Beyond personal culpability

Let’s not be deceived by the formality of the legal processes and the surface meanings of the trial of Joseph Estrada and the handing down of the verdict by the Sandiganbayan tomorrow.

Gloria Arroyo and what she represents, not Estrada, are on the dock here. Whichever way the Sandiganbayan decides, the jury will continue to be out on the question of the guilt or innocence of Estrada.

But the "guilt" of Arroyo, beginning with her usurpation of the presidency and her continuing debasement of constitutional processes to secure her continued stay in power, is as good as proven.

More important than the personal culpability of Erap and Gloria, however, are the social dynamics that that have been temporarily frozen, as it were, during these last six years. We are talking about the continuing struggle between the masses and the elites that are personified by Erap and Gloria in the Filipino’s march toward a just and equitable society.

It may seem anachronistic in this, the first decade of the 21st century, to view social dynamics through the lenses of the masses’ struggle for a place in modern society and the elites’ determination to keep their dominant and privilege position. But that’s precisely the self-understanding of the two protagonists in the drama.

Erap offered himself as the hope of the masses and won the 1998 election with an overwhelming mandate. Erap has been in detention for six years, but the perception that he is the champion of the poor and the powerless remains undimmed. Gloria has been representing herself as the embodiment of the ethos of the modernizing elite. But her mis-governance and corruption makes even the Makati Business Club cringe in embarrassment.

Gloria has given the modernizing elite a bad name.

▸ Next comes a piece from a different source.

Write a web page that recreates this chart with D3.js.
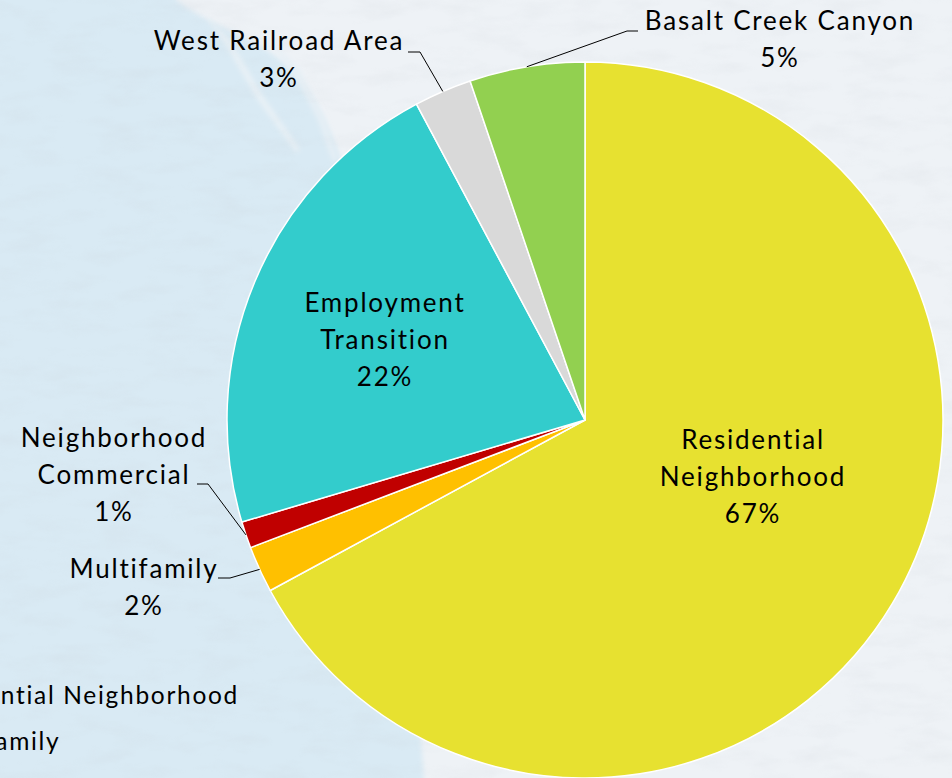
<!DOCTYPE html>
<html>
<head>
<meta charset="utf-8">
<script src="https://cdn.jsdelivr.net/npm/d3@7"></script>
<style>
  html, body { margin: 0; padding: 0; overflow: hidden; background: #edf2f6; }
  svg { display: block; }
  text { font-family: Lato, "Open Sans", sans-serif; fill: #000; font-variant-ligatures: none; font-feature-settings: "liga" 0; }
</style>
</head>
<body>
<svg id="chart" width="952" height="778"></svg>
<script>
// ---- data ----
const categories = ["Residential Neighborhood", "Multifamily", "Neighborhood Commercial",
                    "Employment Transition", "West Railroad Area", "Basalt Creek Canyon"];
const shares = [67.1, 2.1, 1.2, 21.8, 2.6, 5.2];
const colors = ["#e7e130", "#ffc000", "#c00000", "#33cccc", "#d9d9d9", "#92d050"];
const labelLines = [["Residential", "Neighborhood"], ["Multifamily"], ["Neighborhood", "Commercial"],
                    ["Employment", "Transition"], ["West Railroad Area"], ["Basalt Creek Canyon"]];
const legendItems = [0, 1]; // visible legend entries (indexes into categories)

// ---- layout (positions, not data) ----
const W = 952, H = 778;
const cx = 585, cy = 420, R = 358;
const fontSize = 26, lineH = 37, spacing = 1.8;
// label anchor: center x, first baseline y, and optional leader elbow (text-side end x, elbow x, y)
const labelLayout = [
  { x: 753, y: 449 },
  { x: 144, y: 578, lead: [218, 230, 578] },
  { x: 114, y: 447, lead: [197, 208, 484] },
  { x: 385, y: 312 },
  { x: 279, y: 50, lead: [408, 420, 52] },
  { x: 780, y: 30, lead: [638, 627, 31] }
];

const svg = d3.select("#chart");
const defs = svg.append("defs");

// paper texture
const tex = defs.append("filter").attr("id", "paper").attr("x", 0).attr("y", 0).attr("width", "100%").attr("height", "100%");
tex.append("feTurbulence").attr("type", "fractalNoise").attr("baseFrequency", "0.02 0.06").attr("numOctaves", 4).attr("seed", 7).attr("result", "n");
tex.append("feColorMatrix").attr("type", "matrix")
  .attr("values", "0 0 0 0 0.55  0 0 0 0 0.58  0 0 0 0 0.62  0 0 0 -1.1 0.62");
const blur = defs.append("filter").attr("id", "soft").attr("x", "-10%").attr("y", "-10%").attr("width", "120%").attr("height", "120%");
blur.append("feGaussianBlur").attr("stdDeviation", 2.5);

// background
svg.append("rect").attr("width", W).attr("height", H).attr("fill", "#eef2f6");
svg.append("path")
  .attr("d", "M-20,-20 L176,-20 L176,0 C215,30 270,40 300,80 C325,115 340,150 350,190 L400,560 C410,640 420,700 425,800 L-20,800 Z")
  .attr("fill", "#d9eaf4").attr("filter", "url(#soft)");
// lighter streaks in the watercolor
svg.append("path").attr("d", "M205,15 L230,40 L262,95 L290,135 L300,150 L296,152 L258,100 L226,45 Z")
  .attr("fill", "#e9f1f6").attr("filter", "url(#soft)");
svg.append("path").attr("d", "M270,40 L300,70 L325,120 L338,160 L333,162 L318,120 L294,74 Z")
  .attr("fill", "#e6eff5").attr("filter", "url(#soft)");
svg.append("rect").attr("width", W).attr("height", H).attr("filter", "url(#paper)").attr("opacity", 0.25);

// legend (partly off-canvas, as in the reference)
const legend = svg.append("g").attr("class", "legend");
const legTexts = legend.selectAll("text.leg").data(legendItems).join("text")
  .attr("class", "leg")
  .attr("y", (d, i) => 704 + i * 46)
  .style("font-size", "24.5px")
  .style("letter-spacing", "1.7px")
  .text(d => categories[d]);
const w0 = legTexts.nodes()[0].getComputedTextLength();
const legX = 239 - w0;
legTexts.attr("x", legX);
legend.selectAll("rect").data(legendItems).join("rect")
  .attr("x", legX - 30).attr("y", (d, i) => 704 + i * 46 - 16)
  .attr("width", 16).attr("height", 16)
  .attr("fill", d => colors[d]);

// pie
const pie = d3.pie().sort(null).value(d => d).startAngle(0).endAngle(2 * Math.PI);
const arcs = pie(shares);
const arc = d3.arc().innerRadius(0).outerRadius(R);
const g = svg.append("g").attr("transform", `translate(${cx},${cy})`);
g.selectAll("path.slice").data(arcs).join("path")
  .attr("class", "slice")
  .attr("d", arc)
  .attr("fill", (d, i) => colors[i])
  .attr("stroke", "#fff")
  .attr("stroke-width", 1.5)
  .attr("stroke-linejoin", "round");

const total = d3.sum(shares);
const pct = d3.format(".0%");

// leader lines: from slice's outer-arc midpoint to elbow, then short horizontal
const leaders = svg.append("g");
arcs.forEach((a, i) => {
  const L = labelLayout[i];
  if (!L.lead) return;
  const mid = (a.startAngle + a.endAngle) / 2;
  const px = cx + R * Math.sin(mid), py = cy - R * Math.cos(mid);
  const [tx, ex, ey] = L.lead;
  leaders.append("path")
    .attr("d", d3.line()([[tx, ey], [ex, ey], [px, py]]))
    .attr("fill", "none").attr("stroke", "#000").attr("stroke-width", 1);
});

// labels
const labels = svg.append("g");
arcs.forEach((a, i) => {
  const L = labelLayout[i];
  const lines = labelLines[i].concat([pct(a.value / total)]);
  const t = labels.append("text")
    .attr("text-anchor", "middle")
    .style("font-size", fontSize + "px")
    .style("letter-spacing", spacing + "px");
  lines.forEach((s, j) => {
    t.append("tspan").attr("x", L.x).attr("y", L.y + j * lineH).text(s);
  });
});
</script>
</body>
</html>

From a historical point of view, this is probably the biggest crime she has committed against Filipino nation. Counting from 2001 to 2010, she would have wasted almost a decade of opportunity in moving the economy strongly forward and in empowering the poor, two processes that are mutually reinforcing.

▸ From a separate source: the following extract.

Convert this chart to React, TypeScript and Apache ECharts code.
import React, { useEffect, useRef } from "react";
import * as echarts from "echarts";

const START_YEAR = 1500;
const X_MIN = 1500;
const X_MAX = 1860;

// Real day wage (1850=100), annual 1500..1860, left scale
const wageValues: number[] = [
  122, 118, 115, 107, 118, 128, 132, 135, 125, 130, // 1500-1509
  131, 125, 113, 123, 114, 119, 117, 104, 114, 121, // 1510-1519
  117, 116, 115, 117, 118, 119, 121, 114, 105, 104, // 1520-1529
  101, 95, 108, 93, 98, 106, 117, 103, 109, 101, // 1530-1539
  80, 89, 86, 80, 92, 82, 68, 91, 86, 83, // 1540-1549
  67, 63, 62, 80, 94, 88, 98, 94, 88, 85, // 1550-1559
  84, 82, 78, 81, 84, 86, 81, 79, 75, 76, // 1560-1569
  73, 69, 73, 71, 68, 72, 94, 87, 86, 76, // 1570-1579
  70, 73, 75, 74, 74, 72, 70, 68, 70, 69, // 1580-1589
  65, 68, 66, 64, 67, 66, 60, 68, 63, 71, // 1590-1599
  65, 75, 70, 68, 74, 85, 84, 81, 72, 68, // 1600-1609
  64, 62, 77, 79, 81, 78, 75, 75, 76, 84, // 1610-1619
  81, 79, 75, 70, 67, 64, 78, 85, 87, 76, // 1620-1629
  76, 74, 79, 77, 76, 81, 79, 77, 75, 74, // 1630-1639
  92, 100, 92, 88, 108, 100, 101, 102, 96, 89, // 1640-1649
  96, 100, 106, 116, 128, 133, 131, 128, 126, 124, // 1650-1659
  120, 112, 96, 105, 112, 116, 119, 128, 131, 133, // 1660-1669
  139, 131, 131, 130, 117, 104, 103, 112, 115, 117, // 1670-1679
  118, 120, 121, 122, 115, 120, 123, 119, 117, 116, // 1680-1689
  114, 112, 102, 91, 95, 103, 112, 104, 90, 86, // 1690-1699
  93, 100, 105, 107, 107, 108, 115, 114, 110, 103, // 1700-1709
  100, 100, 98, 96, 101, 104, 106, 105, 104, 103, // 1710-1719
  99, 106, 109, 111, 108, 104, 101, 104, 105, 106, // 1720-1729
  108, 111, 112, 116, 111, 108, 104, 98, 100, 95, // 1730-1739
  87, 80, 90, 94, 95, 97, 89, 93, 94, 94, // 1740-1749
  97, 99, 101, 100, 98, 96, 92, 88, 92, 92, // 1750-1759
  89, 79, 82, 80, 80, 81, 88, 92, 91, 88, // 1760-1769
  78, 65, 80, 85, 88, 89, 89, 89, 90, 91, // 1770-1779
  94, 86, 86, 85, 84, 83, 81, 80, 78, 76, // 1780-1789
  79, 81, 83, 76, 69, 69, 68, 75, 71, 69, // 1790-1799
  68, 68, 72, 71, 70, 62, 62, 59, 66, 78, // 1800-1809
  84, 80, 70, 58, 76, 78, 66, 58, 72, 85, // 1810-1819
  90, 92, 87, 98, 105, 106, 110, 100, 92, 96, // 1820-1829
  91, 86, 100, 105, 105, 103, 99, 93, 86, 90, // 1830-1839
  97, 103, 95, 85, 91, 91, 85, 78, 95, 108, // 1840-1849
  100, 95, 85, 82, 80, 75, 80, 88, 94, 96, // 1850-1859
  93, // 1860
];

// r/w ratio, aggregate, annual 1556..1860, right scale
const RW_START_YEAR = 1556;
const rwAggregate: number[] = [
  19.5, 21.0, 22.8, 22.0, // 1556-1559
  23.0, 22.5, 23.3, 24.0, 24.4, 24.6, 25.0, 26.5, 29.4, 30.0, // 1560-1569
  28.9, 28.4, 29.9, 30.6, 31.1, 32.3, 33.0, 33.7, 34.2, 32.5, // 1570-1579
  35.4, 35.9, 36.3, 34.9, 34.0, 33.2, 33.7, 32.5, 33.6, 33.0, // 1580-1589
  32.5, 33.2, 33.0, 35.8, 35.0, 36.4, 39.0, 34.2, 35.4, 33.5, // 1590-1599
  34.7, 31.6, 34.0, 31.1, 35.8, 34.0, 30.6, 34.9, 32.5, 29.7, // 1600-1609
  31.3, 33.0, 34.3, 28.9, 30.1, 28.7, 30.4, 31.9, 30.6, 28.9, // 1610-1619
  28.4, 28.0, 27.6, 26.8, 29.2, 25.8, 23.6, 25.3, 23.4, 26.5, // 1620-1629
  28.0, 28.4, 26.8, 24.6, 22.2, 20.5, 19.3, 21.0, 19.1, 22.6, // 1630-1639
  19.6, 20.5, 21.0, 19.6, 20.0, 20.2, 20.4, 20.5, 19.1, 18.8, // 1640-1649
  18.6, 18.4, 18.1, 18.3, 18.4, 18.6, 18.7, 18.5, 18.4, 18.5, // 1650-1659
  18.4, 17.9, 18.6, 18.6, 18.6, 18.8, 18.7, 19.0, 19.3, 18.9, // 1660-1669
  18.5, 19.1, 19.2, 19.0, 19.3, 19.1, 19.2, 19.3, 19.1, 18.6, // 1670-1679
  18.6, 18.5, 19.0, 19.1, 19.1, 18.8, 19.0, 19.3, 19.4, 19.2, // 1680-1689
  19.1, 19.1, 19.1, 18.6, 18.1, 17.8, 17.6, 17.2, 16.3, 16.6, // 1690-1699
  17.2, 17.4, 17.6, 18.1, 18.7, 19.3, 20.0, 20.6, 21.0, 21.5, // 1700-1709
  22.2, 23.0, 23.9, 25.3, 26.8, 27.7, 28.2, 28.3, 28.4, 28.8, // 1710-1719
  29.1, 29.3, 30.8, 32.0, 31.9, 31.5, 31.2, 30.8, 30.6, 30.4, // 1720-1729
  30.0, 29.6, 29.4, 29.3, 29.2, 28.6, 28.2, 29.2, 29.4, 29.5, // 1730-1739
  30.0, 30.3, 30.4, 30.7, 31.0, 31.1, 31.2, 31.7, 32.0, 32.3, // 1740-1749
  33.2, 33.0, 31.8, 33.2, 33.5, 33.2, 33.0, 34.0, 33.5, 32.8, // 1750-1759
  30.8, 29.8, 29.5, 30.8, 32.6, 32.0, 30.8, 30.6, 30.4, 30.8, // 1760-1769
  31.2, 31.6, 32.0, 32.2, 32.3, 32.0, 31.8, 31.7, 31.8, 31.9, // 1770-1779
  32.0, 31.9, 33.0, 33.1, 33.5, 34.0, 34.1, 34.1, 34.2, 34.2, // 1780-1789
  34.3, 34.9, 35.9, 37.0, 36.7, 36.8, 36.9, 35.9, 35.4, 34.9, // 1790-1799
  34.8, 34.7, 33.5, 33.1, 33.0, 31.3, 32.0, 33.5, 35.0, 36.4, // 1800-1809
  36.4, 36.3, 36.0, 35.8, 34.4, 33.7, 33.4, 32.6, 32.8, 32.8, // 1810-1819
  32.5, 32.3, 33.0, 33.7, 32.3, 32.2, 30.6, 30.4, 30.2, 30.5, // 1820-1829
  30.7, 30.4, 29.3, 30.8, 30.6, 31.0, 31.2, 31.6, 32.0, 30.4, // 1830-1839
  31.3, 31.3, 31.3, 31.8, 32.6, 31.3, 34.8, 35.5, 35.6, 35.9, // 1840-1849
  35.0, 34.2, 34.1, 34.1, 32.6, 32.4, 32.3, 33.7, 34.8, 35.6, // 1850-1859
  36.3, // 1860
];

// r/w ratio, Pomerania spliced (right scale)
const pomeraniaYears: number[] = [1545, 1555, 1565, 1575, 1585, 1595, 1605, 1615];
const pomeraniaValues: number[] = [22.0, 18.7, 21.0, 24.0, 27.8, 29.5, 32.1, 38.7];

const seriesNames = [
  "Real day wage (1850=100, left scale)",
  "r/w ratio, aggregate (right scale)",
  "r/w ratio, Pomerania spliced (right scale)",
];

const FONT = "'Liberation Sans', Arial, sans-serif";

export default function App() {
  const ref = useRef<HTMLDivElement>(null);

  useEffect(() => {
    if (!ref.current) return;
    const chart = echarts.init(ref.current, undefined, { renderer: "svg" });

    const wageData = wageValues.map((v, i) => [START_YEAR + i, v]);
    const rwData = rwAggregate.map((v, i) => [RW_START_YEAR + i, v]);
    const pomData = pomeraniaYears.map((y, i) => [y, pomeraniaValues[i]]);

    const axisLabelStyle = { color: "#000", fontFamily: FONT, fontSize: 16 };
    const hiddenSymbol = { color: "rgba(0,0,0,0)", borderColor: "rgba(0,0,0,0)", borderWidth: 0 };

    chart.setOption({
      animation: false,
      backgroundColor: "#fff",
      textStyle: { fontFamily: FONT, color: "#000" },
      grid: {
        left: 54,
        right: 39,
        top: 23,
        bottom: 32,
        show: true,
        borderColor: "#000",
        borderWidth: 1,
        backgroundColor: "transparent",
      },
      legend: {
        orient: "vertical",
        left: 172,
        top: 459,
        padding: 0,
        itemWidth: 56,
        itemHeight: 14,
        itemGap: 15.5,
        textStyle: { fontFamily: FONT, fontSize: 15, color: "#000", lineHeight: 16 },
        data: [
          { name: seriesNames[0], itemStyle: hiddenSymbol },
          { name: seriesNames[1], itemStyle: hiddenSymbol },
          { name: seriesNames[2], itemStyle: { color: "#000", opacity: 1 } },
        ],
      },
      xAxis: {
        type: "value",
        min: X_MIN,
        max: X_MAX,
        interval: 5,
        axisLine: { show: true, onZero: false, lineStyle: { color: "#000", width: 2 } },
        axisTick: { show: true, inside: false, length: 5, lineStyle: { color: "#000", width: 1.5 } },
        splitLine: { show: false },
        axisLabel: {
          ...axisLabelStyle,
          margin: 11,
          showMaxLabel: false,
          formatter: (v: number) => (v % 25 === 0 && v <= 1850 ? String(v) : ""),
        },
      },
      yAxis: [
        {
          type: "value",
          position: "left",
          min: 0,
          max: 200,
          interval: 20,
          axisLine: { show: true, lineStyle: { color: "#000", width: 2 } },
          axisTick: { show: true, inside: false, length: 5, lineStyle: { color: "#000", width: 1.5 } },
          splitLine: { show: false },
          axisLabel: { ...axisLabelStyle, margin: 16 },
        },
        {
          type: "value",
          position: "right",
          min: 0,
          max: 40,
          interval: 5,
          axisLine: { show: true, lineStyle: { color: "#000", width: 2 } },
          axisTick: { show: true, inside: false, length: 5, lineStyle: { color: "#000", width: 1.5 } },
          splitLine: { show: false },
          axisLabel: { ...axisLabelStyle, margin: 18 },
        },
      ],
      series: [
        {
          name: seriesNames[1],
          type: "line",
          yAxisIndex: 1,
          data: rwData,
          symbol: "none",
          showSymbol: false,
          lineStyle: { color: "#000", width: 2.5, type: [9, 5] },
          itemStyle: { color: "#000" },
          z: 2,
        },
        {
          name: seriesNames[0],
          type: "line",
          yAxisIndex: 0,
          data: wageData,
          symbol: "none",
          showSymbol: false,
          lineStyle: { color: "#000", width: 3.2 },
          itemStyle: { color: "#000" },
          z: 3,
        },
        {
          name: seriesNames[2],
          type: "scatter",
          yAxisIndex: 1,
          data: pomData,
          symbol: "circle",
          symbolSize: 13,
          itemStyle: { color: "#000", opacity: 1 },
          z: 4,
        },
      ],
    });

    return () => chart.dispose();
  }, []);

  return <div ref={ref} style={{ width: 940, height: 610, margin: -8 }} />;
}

These unresolved social contradictions will continue to define our future in the near-term.

If Erap is found innocent, the bottled up pressure could tear the social consensus which has been frayed by a government lacking in legitimacy. Hopefully, elections of 2010 could come soon enough to enable the people to air their accumulated frustration and anger.

If Erap is found guilty, we see a massive outpouring of outrage. This could probably be contained through heavy-handed deployment of the state’s repressive apparatuses. Again, hopefully until the 2010 elections.

Three years of uncertainty. Three years of instability either way. And probably beyond as our scenarios are based on the assumption, which we are forced to make because the alternative is too horrible to contemplate, that the 2010 elections would lead to a return of social consensus.